YouTube, ASCAP Reach U. S. Performance Rights Deal from hypebot.com
Who is ASCAP?
ASCAP , BMI and SESAC are Performance Rights Organizations (PROs). They sell licenses to businesses that play music: concert halls, radio stations, TV stations, cable networks, satellite radio, airlines, colleges and universities, orchestras, restaurants, bars, and hotels. The money collected is then distributed as royalties to the music owners: composers, lyricists, publishers and record labels. Their payment royalty methods for composers and songwriters have a long history of being fuzzy. That’s because it’s incredibly complicated to track when and where every performance or recording of music played occurred and for how many people, even with digital tagging and earmarking methods.
YouTube, owned by Google, now gets 1.5 billion logged-in users per month. The average viewer spends one hour per day using their mobile devices and is becoming a major platform for music listening. But YouTube royalties, even though they are digital, have been among the most difficult to understand – so the news that ASCAP will be helping can only be an improvement. ASCAP has always been good to us composers of concert music, but they can do much for us here because we’re just a blip in the traffic. Justin Bieber and Taylor Swift videos can climb above 2 billion. Even modern classical “supergroups” like Alarm Will Sound only have a few vids over 10,000 plays; Eighth Blackbird is the same except for a Steve Reich piece at 39K (I found a tiny desk concert from NPR at 72K); most of the vids are in the mid single-thousands or less, like my “Earth Caoine” with Richard Stoltzman, which has 7.6K. Youtube pays according to: 1. advertising dollars, which vary widely with popularity, 2. the viewers’ demography 3. retention 4. engagement, 5. type of video, 6. source of views by country, 7. source of views by country, 8. the number of subscribers and 9. the number of views on mobile. According to The Trichordist in 2016, Youtube pays at least one-sixth of Spotify’s rate at $0.00069 per stream, so I’d be owed $5.24 for my 7, 600 plays for all the years it’s been posted. As the play numbers rise, so do the advertising dollars paid. The bar seems to be about a million, and at this time, modern classical music (or whatever you want to call it) is simply not even in the game. So, the ASCAP/YouTube deal makes little difference to today’s composer. Maybe we can change that for tomorrow.

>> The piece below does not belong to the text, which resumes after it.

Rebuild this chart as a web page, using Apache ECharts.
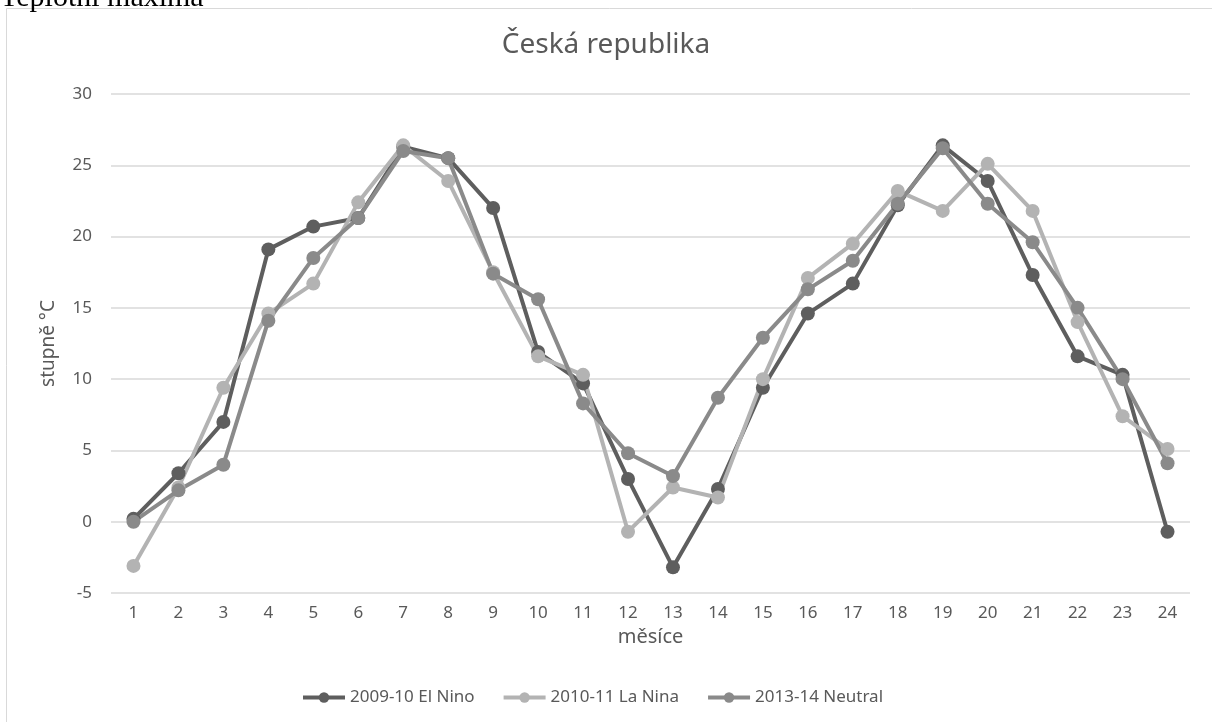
<!DOCTYPE html>
<html>
<head>
<meta charset="utf-8">
<script src="https://cdn.jsdelivr.net/npm/echarts@6/dist/echarts.min.js"></script>
<style>
  html, body { margin: 0; padding: 0; background: #fff; }
  #main { width: 1212px; height: 722px; }
</style>
</head>
<body>
<div id="main"></div>
<script>
// mesice 1..24
var months = ['1','2','3','4','5','6','7','8','9','10','11','12','13','14','15','16','17','18','19','20','21','22','23','24'];
var elNino = [0.2, 3.4, 7.0, 19.1, 20.7, 21.3, 26.3, 25.5, 22.0, 11.9, 9.7, 3.0, -3.2, 2.3, 9.4, 14.6, 16.7, 22.2, 26.4, 23.9, 17.3, 11.6, 10.3, -0.7];
var laNina = [-3.1, 2.4, 9.4, 14.6, 16.7, 22.4, 26.4, 23.9, 17.5, 11.6, 10.3, -0.7, 2.4, 1.7, 10.0, 17.1, 19.5, 23.2, 21.8, 25.1, 21.8, 14.0, 7.4, 5.1];
var neutral = [0.0, 2.2, 4.0, 14.1, 18.5, 21.3, 26.0, 25.5, 17.4, 15.6, 8.3, 4.8, 3.2, 8.7, 12.9, 16.3, 18.3, 22.3, 26.2, 22.3, 19.6, 15.0, 10.0, 4.1];
var yTicks = [-5, 0, 5, 10, 15, 20, 25, 30];

var txt = '#595959';
var font = 'Noto Sans';

function lineSeries(name, data, color) {
    return {
        name: name,
        type: 'line',
        data: data,
        symbol: 'circle',
        symbolSize: 14,
        lineStyle: { width: 4, color: color },
        itemStyle: { color: color },
        emphasis: { disabled: true },
        animation: false
    };
}

var chart = echarts.init(document.getElementById('main'));
chart.setOption({
    backgroundColor: '#fff',
    textStyle: { fontFamily: font },
    graphic: [
        {
            type: 'rect',
            shape: { x: 6.5, y: 8.5, width: 1230, height: 730 },
            style: { fill: 'none', stroke: '#d9d9d9', lineWidth: 1 },
            silent: true
        },
        {
            type: 'text',
            left: 0,
            top: -17,
            style: { text: 'Teplotní maxima', fill: '#000', font: '30px "Liberation Serif"' },
            silent: true
        }
    ],
    title: {
        text: 'Česká republika',
        left: 'center',
        top: 26,
        textStyle: { color: txt, fontSize: 28, fontWeight: 'normal', fontFamily: font }
    },
    legend: {
        bottom: 11,
        left: 296,
        itemWidth: 42,
        itemHeight: 13,
        itemGap: 27,
        lineStyle: { width: 4 },
        textStyle: { color: txt, fontSize: 17, fontFamily: font },
        data: ['2009-10 El Nino', '2010-11 La Nina', '2013-14 Neutral']
    },
    grid: { left: 111, right: 22, top: 94, bottom: 129 },
    xAxis: {
        type: 'category',
        data: months,
        name: 'měsíce',
        nameLocation: 'middle',
        nameGap: 33,
        nameTextStyle: { color: txt, fontSize: 20, fontFamily: font },
        axisLine: { show: false },
        axisTick: { show: false },
        axisLabel: { color: txt, fontSize: 17, margin: 12, fontFamily: font }
    },
    yAxis: {
        type: 'value',
        min: -5,
        max: 30,
        interval: 5,
        name: 'stupně °C',
        nameLocation: 'middle',
        nameGap: 53,
        nameTextStyle: { color: txt, fontSize: 19, fontFamily: font },
        axisLine: { show: false },
        axisTick: { show: false },
        axisLabel: {
            color: txt, fontSize: 17, margin: 19, fontFamily: font,
            formatter: function (v) { return yTicks.indexOf(v) >= 0 ? String(v) : ''; }
        },
        splitLine: { lineStyle: { color: '#d9d9d9', width: 1.5 } }
    },
    series: [
        lineSeries('2009-10 El Nino', elNino, '#5e5e5e'),
        lineSeries('2010-11 La Nina', laNina, '#b3b3b3'),
        lineSeries('2013-14 Neutral', neutral, '#8a8a8a')
    ]
});
</script>
</body>
</html>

The predominant YouTube music is, in no particular order: Dance (Male age 15-34), Rock (Male age 35+), and Hip-hop (Male age 15-34). Classical music has never been more than 5% of sales, at least since the 80s, and probably for much longer.
The well produced performance videos of well-known performers like Yo-Yo Ma, Joshua Bell and Hilary Hahn, all playing classical favorites, consistently hit 300K to 10M. That’s classical era music which is archetypically emotional and understandable: and these artists show emotion, rare excellence and athleticism, adding to the appeal. This is no different than today’s concert audiences who, on the whole, still prefer Mendelssohn over Messian and Schumann over Schuman.
Maybe “modern classical” / “contemporary classical” / needs a new branding
If we replace the word “classical” with something more accurately descriptive, music lovers might give it a listen – and be open to it. As soon as the word ‘classical’ hits many ears, they shut down because of their preconceptions. For many decades, their favorite bands and artists have employed ‘classical’ instruments and sounds – and they go nuts for it. Yet, better use of those instruments has existed all around them in modern classical chamber music, unnoticed. My experience in front of pop music fans for the last 30 years tells me that much our music will be liked if we can just get a listen. You Tube is yet another reflection of poor branding in contemporary classical music.
How can we use YouTube?
YouTube’s real importance for us is reaching a musically active, digitally native audience. Let’s not continue to brand Classical like pop with just attractive, sexy artists for females, or street-smart looking hipsters, geniuses for groups. I think that we can get new listeners to care about our music if actually we get them in on how our music works. If our music too complex for these folks? Maybe, but we can help them/ invite them in. YouTube offers us to use the video to add images that could help audiences understand the music. Maybe, composers could use images to exposing our musics’ concepts: pitch, form and harmonic relationships, balance, gesture, sonic architecture, acoustics, math, psychoacoustics, color, texture, rhythm, pitch, arrangement, form, emotions, chance and change – and when complimentary – tell stories. No-one can do this better for our own music than us. We can expect higher engagement if we are sharing our passion.